中国の居酒屋
出典: フリー百科事典『ウィキペディア(Wikipedia)』 (2022/06/11 08:01 UTC 版)
中国でこれまでに確認されている最古の酒の痕跡は、紀元前7000年頃の土器に付着していた酒粕である。内訳は米や葡萄、蜂蜜などの成分が含まれていた。当初は華北に殷や周の王都が建国されたため、麦栽培が盛んになる紀元前270年以前は黍や粟の酒が、それ以後は麦の酒が飲まれた。稲作は気象条件の都合上、華中と華南でしか栽培できなかったため、米の酒が流通するのは、秦の中国統一による紀元前3世紀頃と言われている。 その後、紀元前6世紀頃の春秋時代に布銭や刀銭、そして紀元前403年から紀元前221年までの春秋戦国時代にかけては青銅貨の円銭が流通した。これら貨幣経済の誕生と共に居酒屋や酒類を提供する宿屋は誕生したと見られている。

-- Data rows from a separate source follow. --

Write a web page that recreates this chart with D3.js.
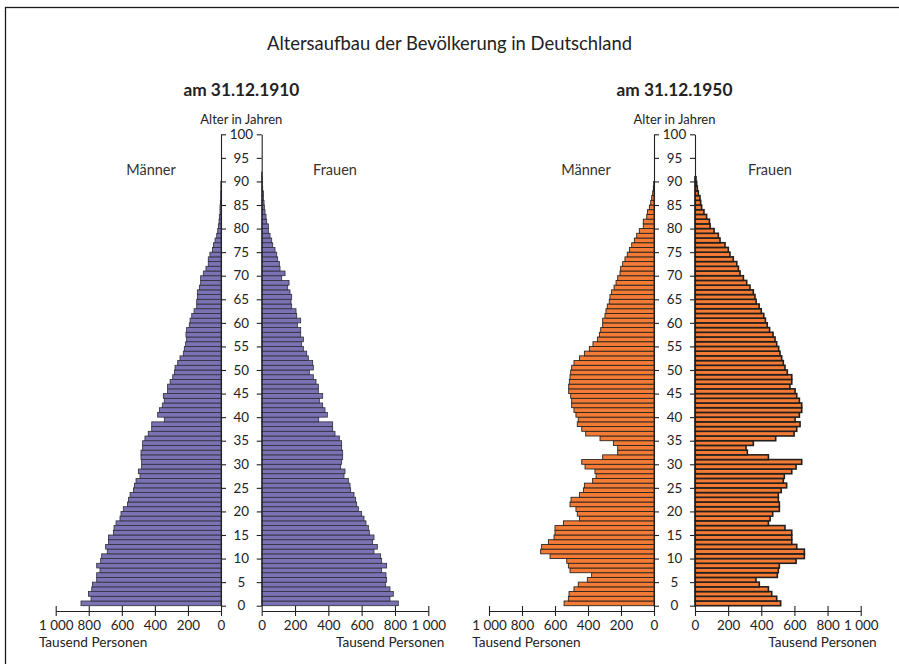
<!DOCTYPE html>
<html>
<head>
<meta charset="utf-8">
<script src="https://cdn.jsdelivr.net/npm/d3@7"></script>
<style>
  html, body { margin: 0; padding: 0; background: #fff; }
  svg { display: block; font-family: Lato, "Noto Sans", sans-serif; }
</style>
</head>
<body>
<svg id="chart" width="899" height="664"></svg>
<script>
// ---------- DATA (thousand persons, index = age in years) ----------
const men1910 = [847,786,802,782,778,752,752,732,752,728,
 722,688,698,681,681,651,647,635,611,605,
 591,566,560,550,530,524,514,490,500,480,
 480,484,484,474,474,460,440,419,419,343,
 383,373,355,343,349,323,323,308,292,282,
 278,262,248,228,222,214,208,212,208,192,
 187,177,163,147,147,143,143,131,123,123,
 107,91,77,77,67,52,46,36,26,20,
 16,12,10,6,6,4,2,2,1,1];
const women1910 = [820,770,790,770,744,750,746,720,750,720,
 714,674,694,666,674,646,640,626,614,600,
 580,570,564,554,534,530,520,494,500,474,
 480,486,486,480,480,466,440,426,426,342,
 394,380,366,346,366,340,340,326,310,286,
 310,306,280,270,250,240,250,234,234,214,
 234,210,206,180,176,180,170,156,164,120,
 140,110,106,96,90,80,66,60,50,40,
 40,30,26,20,16,14,10,10,6,4,3,2];
const men1950 = [545,519,515,485,459,404,378,509,519,529,
 630,687,681,640,606,600,600,549,452,465,
 473,509,503,452,428,422,372,351,358,418,
 438,311,220,220,246,327,414,438,465,459,
 473,485,499,499,505,517,517,513,509,505,
 499,485,452,422,392,370,343,331,323,311,
 311,297,291,283,271,267,257,242,230,220,
 206,202,190,176,162,149,135,119,105,89,
 65,65,44,40,28,20,14,8,4,2];
const women1950 = [517,493,463,443,388,368,497,503,509,610,
 660,660,614,584,584,584,543,443,453,469,
 509,509,503,503,520,553,533,539,584,610,
 644,443,316,308,352,487,598,614,634,604,
 630,644,644,630,614,604,573,584,584,557,
 543,533,523,513,505,493,483,471,450,436,
 425,415,400,387,369,362,352,332,312,292,
 272,262,252,231,211,201,181,151,141,115,
 91,87,70,54,40,34,30,20,14,10,6];
const ageTicks = [0,5,10,15,20,25,30,35,40,45,50,55,60,65,70,75,80,85,90,95,100];
const valueTicks = [0,200,400,600,800,1000];
const valueTickLabels = ["0","200","400","600","800","1 000"];

const texts = {
  title: "Altersaufbau der Bevölkerung in Deutschland",
  ageLabel: "Alter in Jahren",
  men: "Männer",
  women: "Frauen",
  unit: "Tausend Personen"
};

const panels = [
  { date: "am 31.12.1910", men: men1910, women: women1910, mz: 221, mEnd: 55.7, wz: 261.7, wEnd: 428.3,
    fill: "#7b72b4", stroke: "#2e2e3a", sw: 0.8, wStroke: "#2e2e3a", wsw: 0.8, menX: 151, womenX: 335 },
  { date: "am 31.12.1950", men: men1950, women: women1950, mz: 654, mEnd: 489, wz: 695, wEnd: 860.7,
    fill: "#f47b35", stroke: "#2b2420", sw: 0.9, wStroke: "#231f1c", wsw: 1.6, menX: 586, womenX: 770 }
];

// ---------- DRAW ----------
const svg = d3.select("#chart");
const txtCol = "#222";

// frame (only left / top visible)
svg.append("rect").attr("x", 5.5).attr("y", 7.5).attr("width", 1000).attr("height", 1000)
  .attr("fill", "none").attr("stroke", "#1a1a1a").attr("stroke-width", 1.3);

svg.append("text").attr("x", 449.5).attr("y", 50).attr("text-anchor", "middle")
  .attr("font-size", 18.4).attr("fill", txtCol).text(texts.title);

const y = d3.scaleLinear().domain([0, 100]).range([605.7, 134.3]);
const axisY = 611;

panels.forEach(p => {
  const g = svg.append("g");
  const xm = d3.scaleLinear().domain([0, 1000]).range([p.mz, p.mEnd]);
  const xw = d3.scaleLinear().domain([0, 1000]).range([p.wz, p.wEnd]);
  const cx = (p.mz + p.wz) / 2;

  g.append("text").attr("x", cx).attr("y", 96).attr("text-anchor", "middle")
    .attr("font-size", 17.3).attr("font-weight", "bold").attr("fill", txtCol).text(p.date);
  g.append("text").attr("x", cx).attr("y", 124).attr("text-anchor", "middle")
    .attr("font-size", 13).attr("fill", txtCol).text(texts.ageLabel);
  g.append("text").attr("x", p.menX).attr("y", 175).attr("text-anchor", "middle")
    .attr("font-size", 14.5).attr("fill", "#333").text(texts.men);
  g.append("text").attr("x", p.womenX).attr("y", 175).attr("text-anchor", "middle")
    .attr("font-size", 14.5).attr("fill", "#333").text(texts.women);

  // bars
  g.append("g").selectAll("rect").data(p.men).join("rect")
    .attr("x", d => xm(d)).attr("width", d => xm(0) - xm(d))
    .attr("y", (d, i) => y(i + 1)).attr("height", (d, i) => y(i) - y(i + 1))
    .attr("fill", p.fill).attr("stroke", p.stroke).attr("stroke-width", p.sw);
  g.append("g").selectAll("rect").data(p.women).join("rect")
    .attr("x", xw(0)).attr("width", d => xw(d) - xw(0))
    .attr("y", (d, i) => y(i + 1)).attr("height", (d, i) => y(i) - y(i + 1))
    .attr("fill", p.fill).attr("stroke", p.wStroke).attr("stroke-width", p.wsw);

  // age axes
  const aL = g.append("g").attr("transform", `translate(${p.mz},0)`)
    .call(d3.axisRight(y).tickValues(ageTicks).tickSize(5).tickSizeOuter(0).tickFormat(""));
  const aR = g.append("g").attr("transform", `translate(${p.wz},0)`)
    .call(d3.axisLeft(y).tickValues(ageTicks).tickSize(5).tickSizeOuter(0).tickFormat(""));
  [aL, aR].forEach(a => { a.select(".domain").attr("stroke", "#222").attr("stroke-width", 1.1);
    a.selectAll(".tick line").attr("stroke", "#222").attr("stroke-width", 1.1); });
  g.append("g").selectAll("text").data(ageTicks).join("text")
    .attr("x", cx).attr("y", d => y(d) + 4.7).attr("text-anchor", "middle")
    .attr("font-size", 13.4).attr("fill", txtCol).text(d => d);

  // value axes
  [[xm, "start"], [xw, "end"]].forEach(([sc, anch]) => {
    const ax = g.append("g").attr("transform", `translate(0,${axisY})`)
      .call(d3.axisBottom(sc).tickValues(valueTicks).tickSize(5).tickSizeOuter(0)
        .tickFormat((d, i) => valueTickLabels[i]));
    ax.select(".domain").attr("stroke", "#222").attr("stroke-width", 1.1);
    ax.selectAll(".tick line").attr("y1", -5).attr("y2", 5).attr("stroke", "#222").attr("stroke-width", 1.1);
    ax.selectAll(".tick text").attr("y", 18.8).attr("dy", 0).attr("font-size", 13.4)
      .attr("font-family", "Lato, 'Noto Sans', sans-serif").attr("fill", txtCol);
    const ux = anch === "start" ? sc(1000) - 16.8 : sc(1000) + 16;
    g.append("text").attr("x", ux).attr("y", 647).attr("text-anchor", anch)
      .attr("font-size", 13.6).attr("fill", txtCol).text(texts.unit);
  });
});
</script>
</body>
</html>
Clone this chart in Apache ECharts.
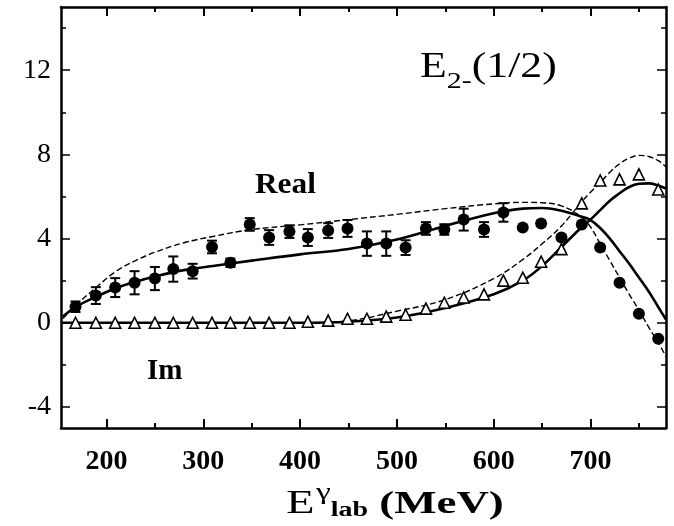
<!DOCTYPE html>
<html>
<head>
<meta charset="utf-8">
<script src="https://cdn.jsdelivr.net/npm/echarts@6/dist/echarts.min.js"></script>
<style>
  html, body { margin: 0; padding: 0; background: #fff; }
  #main { width: 674px; height: 526px; }
</style>
</head>
<body>
<div id="main"></div>
<script>
// photon lab energy (MeV) of the data points
var energy = [168, 189, 209, 229, 250, 269, 289, 309, 328, 348, 368, 389, 408, 429, 449, 469,
              489, 509, 530, 549, 569, 590, 610, 630, 649, 670, 691, 710, 730, 750, 770];
var realVal = [0.76, 1.29, 1.67, 1.9, 2.1, 2.55, 2.45, 3.6, 2.85, 4.67, 4.05, 4.33, 4.05, 4.38, 4.48, 3.76,
               3.76, 3.57, 4.48, 4.43, 4.9, 4.43, 5.24, 4.52, 4.71, 4.05, 4.67, 3.57, 1.9, 0.43, -0.76];
var realErr = [0.25, 0.4, 0.45, 0.55, 0.55, 0.6, 0.35, 0.3, 0.2, 0.3, 0.35, 0.3, 0.4, 0.35, 0.4, 0.58,
               0.58, 0.35, 0.3, 0.25, 0.52, 0.35, 0.44, 0, 0, 0, 0, 0, 0, 0, 0];
var imVal = [0, 0, 0, 0, 0, 0, 0, 0, 0, 0, 0, 0, 0.05, 0.1, 0.19, 0.19,
             0.29, 0.38, 0.67, 0.95, 1.2, 1.35, 2.0, 2.14, 2.9, 3.5, 5.67, 6.76, 6.81, 7.05, 6.33];

// fit curves
var fitE = [155, 170, 190, 210, 230, 250, 280, 310, 350, 400, 450, 500, 550, 600, 630, 650, 670,
            690, 700, 710, 720, 730, 740, 750, 760, 770, 778];
var realSolid = [0.3, 0.8, 1.25, 1.65, 1.95, 2.2, 2.5, 2.7, 2.95, 3.25, 3.5, 3.95, 4.6, 5.2, 5.42, 5.45, 5.32,
                 5.05, 4.88, 4.5, 4.0, 3.4, 2.8, 2.15, 1.5, 0.75, 0.15];
var realDash = [0.2, 0.9, 1.7, 2.45, 2.95, 3.35, 3.8, 4.1, 4.43, 4.65, 4.9, 5.15, 5.42, 5.65, 5.72, 5.7, 5.55,
                5.05, 4.55, 3.75, 2.95, 2.15, 1.35, 0.6, -0.2, -0.95, -1.6];
var imSolid = [0, 0, 0, 0, 0, 0, 0, 0, 0, 0, 0.05, 0.25, 0.7, 1.35, 2.0, 2.7, 3.6,
               4.5, 4.9, 5.35, 5.8, 6.15, 6.45, 6.6, 6.62, 6.52, 6.38];
var imDash = [0, 0, 0, 0, 0, 0, 0, 0, 0, 0, 0.1, 0.55, 1.1, 2.1, 3.0, 3.75, 4.6,
              5.7, 6.2, 6.65, 7.15, 7.55, 7.82, 7.95, 7.9, 7.7, 7.4];

var xMajor = [200, 300, 400, 500, 600, 700];
var xMinor = [250, 350, 450, 550, 650, 750];
var yMajor = [-4, 0, 4, 8, 12];
var yMinor = [-2, 2, 6, 10, 14];

var serif = "'Liberation Serif', 'DejaVu Serif', serif";

function pairs(xs, ys) { return xs.map(function (x, i) { return [x, ys[i]]; }); }

function mkX(pos, ticks, len, label, line) {
  return {
    type: 'value', position: pos, min: 153, max: 778,
    axisLine: { show: line, onZero: false, lineStyle: { color: '#000', width: 2.5 } },
    axisTick: { show: true, inside: true, length: len, customValues: ticks, lineStyle: { color: '#000', width: 2 } },
    axisLabel: label ? { show: true, customValues: ticks, margin: 20, color: '#000', fontFamily: serif, fontSize: 28, fontWeight: 'bold' } : { show: false },
    splitLine: { show: false }
  };
}
function mkY(pos, ticks, len, label, line) {
  return {
    type: 'value', position: pos, min: -5, max: 15,
    axisLine: { show: line, onZero: false, lineStyle: { color: '#000', width: 2.5 } },
    axisTick: { show: true, inside: true, length: len, customValues: ticks, lineStyle: { color: '#000', width: 1.5 } },
    axisLabel: label ? { show: true, customValues: ticks, margin: 10, color: '#000', fontFamily: serif, fontSize: 28 } : { show: false },
    splitLine: { show: false }
  };
}

var chart = echarts.init(document.getElementById('main'), null, { renderer: 'canvas' });

var option = {
  backgroundColor: '#fff',
  animation: false,
  grid: { left: 61, right: 8, top: 7, bottom: 98, outerBoundsMode: 'none', containLabel: false },
  xAxis: [
    mkX('bottom', xMajor, 9, true, true),
    mkX('bottom', xMinor, 5, false, false),
    mkX('top', xMajor, 9, false, true),
    mkX('top', xMinor, 5, false, false)
  ],
  yAxis: [
    mkY('left', yMajor, 9, true, true),
    mkY('left', yMinor, 5, false, false),
    mkY('right', yMajor, 9, false, true),
    mkY('right', yMinor, 5, false, false)
  ],
  graphic: [
    { type: 'text', x: 255, y: 171, scaleX: 1.08, style: { text: 'Real', fontFamily: serif, fontSize: 29, fontWeight: 'bold', fill: '#000' } },
    { type: 'text', x: 147, y: 357, style: { text: 'Im', fontFamily: serif, fontSize: 29, fontWeight: 'bold', fill: '#000' } },
    { type: 'text', x: 420, y: 50, scaleX: 1.25, style: {
        text: '{a|E}{s|2-}{a|(1/2)}', fill: '#000',
        rich: {
          a: { fontFamily: serif, fontSize: 35, lineHeight: 44, verticalAlign: 'top' },
          s: { fontFamily: serif, fontSize: 24, verticalAlign: 'bottom' }
        }
    } },
    // x axis title
    { type: 'text', x: 395, y: 501, scaleX: 1.4, style: {
        text: '{e|E}{sup|γ}{sub|lab}{n| (MeV)}', fill: '#000', align: 'center', verticalAlign: 'middle',
        rich: {
          e: { fontSize: 33, fontFamily: serif, lineHeight: 40, verticalAlign: 'bottom' },
          sup: { fontSize: 24, fontFamily: serif, verticalAlign: 'top', padding: [0, 0, 0, 1] },
          sub: { fontSize: 20, fontFamily: serif, fontWeight: 'bold', verticalAlign: 'bottom', padding: [12, 0, 0, 0] },
          n: { fontSize: 32, fontFamily: serif, fontWeight: 'bold', verticalAlign: 'bottom' }
        }
    } }
  ],
  series: [
    { type: 'line', name: 'Re fit', data: pairs(fitE, realSolid), smooth: 0.4, showSymbol: false,
      lineStyle: { color: '#000', width: 2.6 }, silent: true },
    { type: 'line', name: 'Re fit 2', data: pairs(fitE, realDash), smooth: 0.4, showSymbol: false,
      lineStyle: { color: '#000', width: 1.4, type: [6, 3] }, silent: true },
    { type: 'line', name: 'Im fit', data: pairs(fitE, imSolid), smooth: 0.4, showSymbol: false,
      lineStyle: { color: '#000', width: 2.6 }, silent: true },
    { type: 'line', name: 'Im fit 2', data: pairs(fitE, imDash), smooth: 0.4, showSymbol: false,
      lineStyle: { color: '#000', width: 1.4, type: [6, 3] }, silent: true },
    { type: 'custom', name: 'Re err',
      data: energy.map(function (x, i) { return [x, realVal[i], realErr[i]]; }),
      renderItem: function (params, api) {
        var e = api.value(2);
        if (!e) return null;
        var x = api.value(0), y = api.value(1);
        var t = api.coord([x, y + e]), b = api.coord([x, y - e]);
        var st = { stroke: '#000', lineWidth: 2 };
        return { type: 'group', children: [
          { type: 'line', shape: { x1: t[0], y1: t[1], x2: b[0], y2: b[1] }, style: st },
          { type: 'line', shape: { x1: t[0] - 5, y1: t[1], x2: t[0] + 5, y2: t[1] }, style: st },
          { type: 'line', shape: { x1: b[0] - 5, y1: b[1], x2: b[0] + 5, y2: b[1] }, style: st }
        ] };
      }, z: 3 },
    { type: 'scatter', name: 'Re', data: pairs(energy, realVal), symbol: 'circle', symbolSize: 12,
      itemStyle: { color: '#000', opacity: 1 }, z: 4 },
    { type: 'scatter', name: 'Im', data: pairs(energy, imVal), symbol: 'triangle', symbolSize: 11,
      itemStyle: { color: '#fff', borderColor: '#000', borderWidth: 1.6, opacity: 1 }, z: 4 }
  ]
};
chart.setOption(option);
</script>
</body>
</html>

古代中国では、民衆の酒盛りは禁止されており、漢の法律には『三人以上故なくして酒を群飲すれば、罰金4両』と規定されていた。ただし、国家の慶事の際には民衆の宴会は許されたようである。このことから古代の居酒屋は、富裕層向けに特化した店だったようである。 その後居酒屋は、唐代の頃になると、各都市部に庶民向けの店が出始め、「酒肆(しゅし)」や「酒楼(しゅろう)」、「酒家(しゅか)」などと呼ばれた。これらは、当時の詩人であった李白や杜甫によって歌に詠まれている。各都市の街道沿いには宿屋を兼ねる居酒屋が軒を並べ、看板である「酒旗」を掲げ、ウイグル系の酌婦などが働いていた。当時は夜間の営業が禁止されており、深夜営業は宋朝の時代まで待たなくてはならなかった。またこの唐の時代に、詩人の王翰が葡萄酒を歌に詠んでいるが、ワインのような代物ではなく米と葡萄汁をブレンドした醸造酒だったようである。その後はアラビアから蒸留酒が伝来し、「白酒(パイチュウ)」と呼ばれて富裕層が嗜んだ。蒸留酒が庶民に出回るのは20世紀になってからである。 宋の時代になると居酒屋は「酒壚(しゅろ)」と呼ばれるようになり、12世紀初頭の北宋の頃には、酒を蒸気で蒸して加熱殺菌する世界初の試みがなされている。居酒屋が庶民に広がった頃、同時に仏教の寺院等で茶館と呼ばれる飲茶の文化が広まった。居酒屋の持つ多機能性は茶館に集約され、共産党による一党支配がなされるまで、その機能を維持し続けた。現在では「酒家」はレストランを差し、「居酒屋」は日本から逆輸入されて使用されている。